# [Records to process]
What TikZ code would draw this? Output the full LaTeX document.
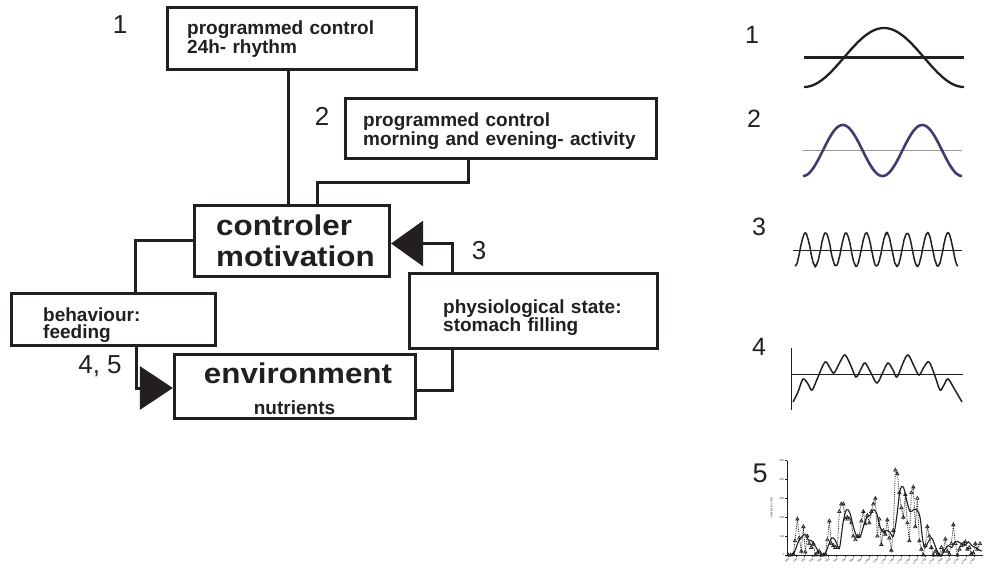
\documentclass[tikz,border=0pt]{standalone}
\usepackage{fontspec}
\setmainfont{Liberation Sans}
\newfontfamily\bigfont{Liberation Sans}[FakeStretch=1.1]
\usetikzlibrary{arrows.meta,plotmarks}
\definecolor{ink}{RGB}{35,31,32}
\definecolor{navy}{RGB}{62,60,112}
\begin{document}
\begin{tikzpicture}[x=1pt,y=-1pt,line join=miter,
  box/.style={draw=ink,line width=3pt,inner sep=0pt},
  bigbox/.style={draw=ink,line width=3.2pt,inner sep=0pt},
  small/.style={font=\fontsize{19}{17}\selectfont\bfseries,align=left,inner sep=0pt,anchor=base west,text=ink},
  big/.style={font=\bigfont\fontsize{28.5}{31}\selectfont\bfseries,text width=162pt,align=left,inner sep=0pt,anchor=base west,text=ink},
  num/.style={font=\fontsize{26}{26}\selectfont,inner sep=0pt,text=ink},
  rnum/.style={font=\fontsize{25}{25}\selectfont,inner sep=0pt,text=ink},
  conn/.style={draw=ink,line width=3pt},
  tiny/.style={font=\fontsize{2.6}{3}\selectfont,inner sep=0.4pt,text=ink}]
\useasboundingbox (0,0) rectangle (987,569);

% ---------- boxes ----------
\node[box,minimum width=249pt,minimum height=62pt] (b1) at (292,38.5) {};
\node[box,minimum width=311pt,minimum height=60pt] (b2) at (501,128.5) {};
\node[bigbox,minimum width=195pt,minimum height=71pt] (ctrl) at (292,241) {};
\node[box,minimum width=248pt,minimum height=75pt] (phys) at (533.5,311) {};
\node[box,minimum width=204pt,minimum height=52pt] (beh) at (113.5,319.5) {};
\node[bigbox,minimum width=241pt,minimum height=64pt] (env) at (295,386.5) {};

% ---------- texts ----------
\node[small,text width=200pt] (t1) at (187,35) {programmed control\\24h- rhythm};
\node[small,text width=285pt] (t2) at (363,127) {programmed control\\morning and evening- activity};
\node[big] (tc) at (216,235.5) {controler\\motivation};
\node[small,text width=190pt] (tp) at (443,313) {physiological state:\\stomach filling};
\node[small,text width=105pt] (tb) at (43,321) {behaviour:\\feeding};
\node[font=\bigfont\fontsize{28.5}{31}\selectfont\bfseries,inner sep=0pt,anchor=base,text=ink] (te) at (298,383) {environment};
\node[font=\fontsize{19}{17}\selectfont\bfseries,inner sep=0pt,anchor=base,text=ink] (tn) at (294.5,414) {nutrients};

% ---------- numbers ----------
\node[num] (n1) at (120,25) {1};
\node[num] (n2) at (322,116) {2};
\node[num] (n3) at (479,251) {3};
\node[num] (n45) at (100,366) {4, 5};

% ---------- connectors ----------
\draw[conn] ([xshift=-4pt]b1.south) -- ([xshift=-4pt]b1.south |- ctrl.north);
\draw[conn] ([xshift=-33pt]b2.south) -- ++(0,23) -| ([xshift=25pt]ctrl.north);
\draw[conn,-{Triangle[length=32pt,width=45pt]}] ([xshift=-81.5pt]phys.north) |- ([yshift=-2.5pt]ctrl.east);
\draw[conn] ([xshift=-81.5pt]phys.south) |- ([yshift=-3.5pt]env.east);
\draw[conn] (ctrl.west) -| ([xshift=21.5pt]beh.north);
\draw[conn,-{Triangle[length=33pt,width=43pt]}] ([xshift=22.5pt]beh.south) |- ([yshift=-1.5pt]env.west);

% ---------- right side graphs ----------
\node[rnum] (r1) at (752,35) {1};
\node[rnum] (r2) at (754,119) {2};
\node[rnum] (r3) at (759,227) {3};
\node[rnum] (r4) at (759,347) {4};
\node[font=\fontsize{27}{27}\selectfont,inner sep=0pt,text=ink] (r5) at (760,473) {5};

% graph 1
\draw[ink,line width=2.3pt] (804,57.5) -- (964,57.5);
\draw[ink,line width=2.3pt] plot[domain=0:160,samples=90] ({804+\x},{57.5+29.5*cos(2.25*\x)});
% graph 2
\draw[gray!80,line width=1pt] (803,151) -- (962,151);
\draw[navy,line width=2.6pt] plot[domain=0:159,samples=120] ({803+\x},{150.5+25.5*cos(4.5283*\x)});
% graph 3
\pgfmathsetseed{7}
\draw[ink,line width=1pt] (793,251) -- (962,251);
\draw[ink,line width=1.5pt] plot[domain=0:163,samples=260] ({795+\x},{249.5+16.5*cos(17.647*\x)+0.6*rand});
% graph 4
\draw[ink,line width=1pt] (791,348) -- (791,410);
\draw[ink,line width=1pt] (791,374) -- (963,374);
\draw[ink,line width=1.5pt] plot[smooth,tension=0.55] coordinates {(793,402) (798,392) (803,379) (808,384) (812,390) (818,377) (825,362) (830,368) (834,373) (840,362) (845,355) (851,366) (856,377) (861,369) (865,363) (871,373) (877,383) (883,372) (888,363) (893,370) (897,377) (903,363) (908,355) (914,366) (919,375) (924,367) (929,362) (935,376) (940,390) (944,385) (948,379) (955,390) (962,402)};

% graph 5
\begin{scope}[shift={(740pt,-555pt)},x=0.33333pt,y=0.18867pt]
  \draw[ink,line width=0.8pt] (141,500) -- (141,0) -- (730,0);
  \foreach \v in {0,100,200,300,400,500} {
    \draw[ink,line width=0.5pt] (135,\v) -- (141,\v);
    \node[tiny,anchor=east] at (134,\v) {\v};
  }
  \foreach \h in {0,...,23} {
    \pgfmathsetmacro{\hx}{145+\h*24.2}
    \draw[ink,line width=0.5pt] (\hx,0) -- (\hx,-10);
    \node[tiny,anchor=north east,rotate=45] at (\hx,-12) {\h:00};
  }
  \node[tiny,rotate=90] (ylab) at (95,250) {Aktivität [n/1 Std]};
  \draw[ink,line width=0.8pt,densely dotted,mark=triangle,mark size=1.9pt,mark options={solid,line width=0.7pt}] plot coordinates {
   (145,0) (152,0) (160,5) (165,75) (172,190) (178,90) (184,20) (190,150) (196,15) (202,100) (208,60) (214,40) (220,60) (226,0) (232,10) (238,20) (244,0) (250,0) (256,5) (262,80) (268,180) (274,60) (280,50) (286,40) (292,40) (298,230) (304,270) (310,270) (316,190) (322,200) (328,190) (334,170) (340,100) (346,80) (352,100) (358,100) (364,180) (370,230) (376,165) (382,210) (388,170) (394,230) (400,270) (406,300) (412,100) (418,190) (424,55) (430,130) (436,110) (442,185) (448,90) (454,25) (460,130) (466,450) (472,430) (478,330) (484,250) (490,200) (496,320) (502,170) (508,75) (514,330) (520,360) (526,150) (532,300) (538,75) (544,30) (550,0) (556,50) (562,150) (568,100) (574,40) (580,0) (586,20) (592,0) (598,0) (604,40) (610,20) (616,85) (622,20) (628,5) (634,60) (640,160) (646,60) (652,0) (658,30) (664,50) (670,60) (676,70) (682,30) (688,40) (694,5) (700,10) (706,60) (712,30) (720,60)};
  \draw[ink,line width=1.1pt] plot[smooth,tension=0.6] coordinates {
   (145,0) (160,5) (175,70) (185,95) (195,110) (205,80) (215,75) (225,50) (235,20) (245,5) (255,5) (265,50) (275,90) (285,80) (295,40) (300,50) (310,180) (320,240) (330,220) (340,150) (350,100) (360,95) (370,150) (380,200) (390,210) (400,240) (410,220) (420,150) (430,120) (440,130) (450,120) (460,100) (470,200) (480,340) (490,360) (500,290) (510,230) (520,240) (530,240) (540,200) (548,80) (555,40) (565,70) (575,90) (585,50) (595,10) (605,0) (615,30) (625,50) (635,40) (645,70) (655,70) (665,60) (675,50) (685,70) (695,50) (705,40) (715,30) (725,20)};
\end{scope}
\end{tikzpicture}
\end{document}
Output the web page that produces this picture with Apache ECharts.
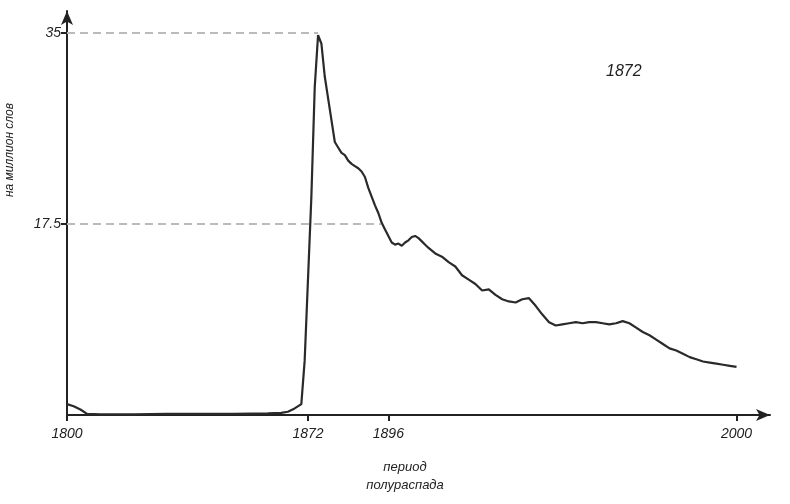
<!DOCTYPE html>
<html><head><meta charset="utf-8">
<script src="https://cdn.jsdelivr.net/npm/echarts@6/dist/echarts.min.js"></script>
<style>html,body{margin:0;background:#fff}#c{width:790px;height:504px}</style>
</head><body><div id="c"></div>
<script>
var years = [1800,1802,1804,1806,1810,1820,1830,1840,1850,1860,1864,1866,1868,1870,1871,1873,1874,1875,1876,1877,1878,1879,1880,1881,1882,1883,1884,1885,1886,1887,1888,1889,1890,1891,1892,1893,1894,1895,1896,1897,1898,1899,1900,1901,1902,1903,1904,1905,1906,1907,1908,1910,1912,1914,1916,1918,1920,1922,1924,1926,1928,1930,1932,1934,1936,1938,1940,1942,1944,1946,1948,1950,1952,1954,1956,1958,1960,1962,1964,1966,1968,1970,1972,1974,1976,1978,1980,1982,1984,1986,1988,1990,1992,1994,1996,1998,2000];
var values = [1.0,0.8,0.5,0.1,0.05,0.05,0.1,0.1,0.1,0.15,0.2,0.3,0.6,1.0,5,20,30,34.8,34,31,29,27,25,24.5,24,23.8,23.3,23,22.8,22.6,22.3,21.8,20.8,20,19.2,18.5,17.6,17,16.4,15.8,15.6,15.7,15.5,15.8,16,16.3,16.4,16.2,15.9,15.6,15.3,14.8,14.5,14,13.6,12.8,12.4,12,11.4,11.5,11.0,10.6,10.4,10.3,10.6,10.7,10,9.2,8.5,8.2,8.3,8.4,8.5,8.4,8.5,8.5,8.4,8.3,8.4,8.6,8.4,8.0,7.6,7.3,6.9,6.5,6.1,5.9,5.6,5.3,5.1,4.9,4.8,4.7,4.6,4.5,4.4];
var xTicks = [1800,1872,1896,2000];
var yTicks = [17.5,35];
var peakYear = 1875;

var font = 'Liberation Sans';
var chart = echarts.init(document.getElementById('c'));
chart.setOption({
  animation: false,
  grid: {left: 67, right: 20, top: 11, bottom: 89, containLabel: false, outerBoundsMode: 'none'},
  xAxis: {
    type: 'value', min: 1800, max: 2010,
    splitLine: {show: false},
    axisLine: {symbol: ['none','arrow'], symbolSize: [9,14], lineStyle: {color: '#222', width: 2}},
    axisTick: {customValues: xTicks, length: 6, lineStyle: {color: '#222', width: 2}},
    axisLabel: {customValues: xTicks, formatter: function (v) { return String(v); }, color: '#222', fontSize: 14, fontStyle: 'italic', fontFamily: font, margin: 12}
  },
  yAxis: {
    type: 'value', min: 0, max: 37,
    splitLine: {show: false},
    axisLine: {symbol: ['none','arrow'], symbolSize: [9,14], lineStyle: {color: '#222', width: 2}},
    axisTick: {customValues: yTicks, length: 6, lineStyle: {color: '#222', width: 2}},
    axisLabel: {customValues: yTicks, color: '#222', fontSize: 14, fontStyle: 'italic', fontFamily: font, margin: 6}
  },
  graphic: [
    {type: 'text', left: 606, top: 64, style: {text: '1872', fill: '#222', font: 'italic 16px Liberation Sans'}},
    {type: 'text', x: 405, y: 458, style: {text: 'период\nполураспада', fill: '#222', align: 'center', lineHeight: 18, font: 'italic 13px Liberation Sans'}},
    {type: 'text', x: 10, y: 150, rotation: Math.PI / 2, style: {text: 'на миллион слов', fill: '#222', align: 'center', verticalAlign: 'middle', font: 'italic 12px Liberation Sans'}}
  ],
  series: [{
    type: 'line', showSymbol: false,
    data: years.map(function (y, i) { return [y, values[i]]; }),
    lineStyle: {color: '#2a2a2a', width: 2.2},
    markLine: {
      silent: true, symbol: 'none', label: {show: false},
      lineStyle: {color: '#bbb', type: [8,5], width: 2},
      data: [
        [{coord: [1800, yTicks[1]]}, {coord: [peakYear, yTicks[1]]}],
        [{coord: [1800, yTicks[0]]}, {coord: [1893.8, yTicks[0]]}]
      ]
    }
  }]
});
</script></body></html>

# [Problem requirements]
Reproduce only the lines from the beginning of the data through the line that contains "width=241pt,minimum height=64pt] (env)", both included, and please drop the pictures.

# [Exercise solution]
What TikZ code would draw this? Output the full LaTeX document.
\documentclass[tikz,border=0pt]{standalone}
\usepackage{fontspec}
\setmainfont{Liberation Sans}
\newfontfamily\bigfont{Liberation Sans}[FakeStretch=1.1]
\usetikzlibrary{arrows.meta,plotmarks}
\definecolor{ink}{RGB}{35,31,32}
\definecolor{navy}{RGB}{62,60,112}
\begin{document}
\begin{tikzpicture}[x=1pt,y=-1pt,line join=miter,
  box/.style={draw=ink,line width=3pt,inner sep=0pt},
  bigbox/.style={draw=ink,line width=3.2pt,inner sep=0pt},
  small/.style={font=\fontsize{19}{17}\selectfont\bfseries,align=left,inner sep=0pt,anchor=base west,text=ink},
  big/.style={font=\bigfont\fontsize{28.5}{31}\selectfont\bfseries,text width=162pt,align=left,inner sep=0pt,anchor=base west,text=ink},
  num/.style={font=\fontsize{26}{26}\selectfont,inner sep=0pt,text=ink},
  rnum/.style={font=\fontsize{25}{25}\selectfont,inner sep=0pt,text=ink},
  conn/.style={draw=ink,line width=3pt},
  tiny/.style={font=\fontsize{2.6}{3}\selectfont,inner sep=0.4pt,text=ink}]
\useasboundingbox (0,0) rectangle (987,569);

% ---------- boxes ----------
\node[box,minimum width=249pt,minimum height=62pt] (b1) at (292,38.5) {};
\node[box,minimum width=311pt,minimum height=60pt] (b2) at (501,128.5) {};
\node[bigbox,minimum width=195pt,minimum height=71pt] (ctrl) at (292,241) {};
\node[box,minimum width=248pt,minimum height=75pt] (phys) at (533.5,311) {};
\node[box,minimum width=204pt,minimum height=52pt] (beh) at (113.5,319.5) {};
\node[bigbox,minimum width=241pt,minimum height=64pt] (env) at (295,386.5) {};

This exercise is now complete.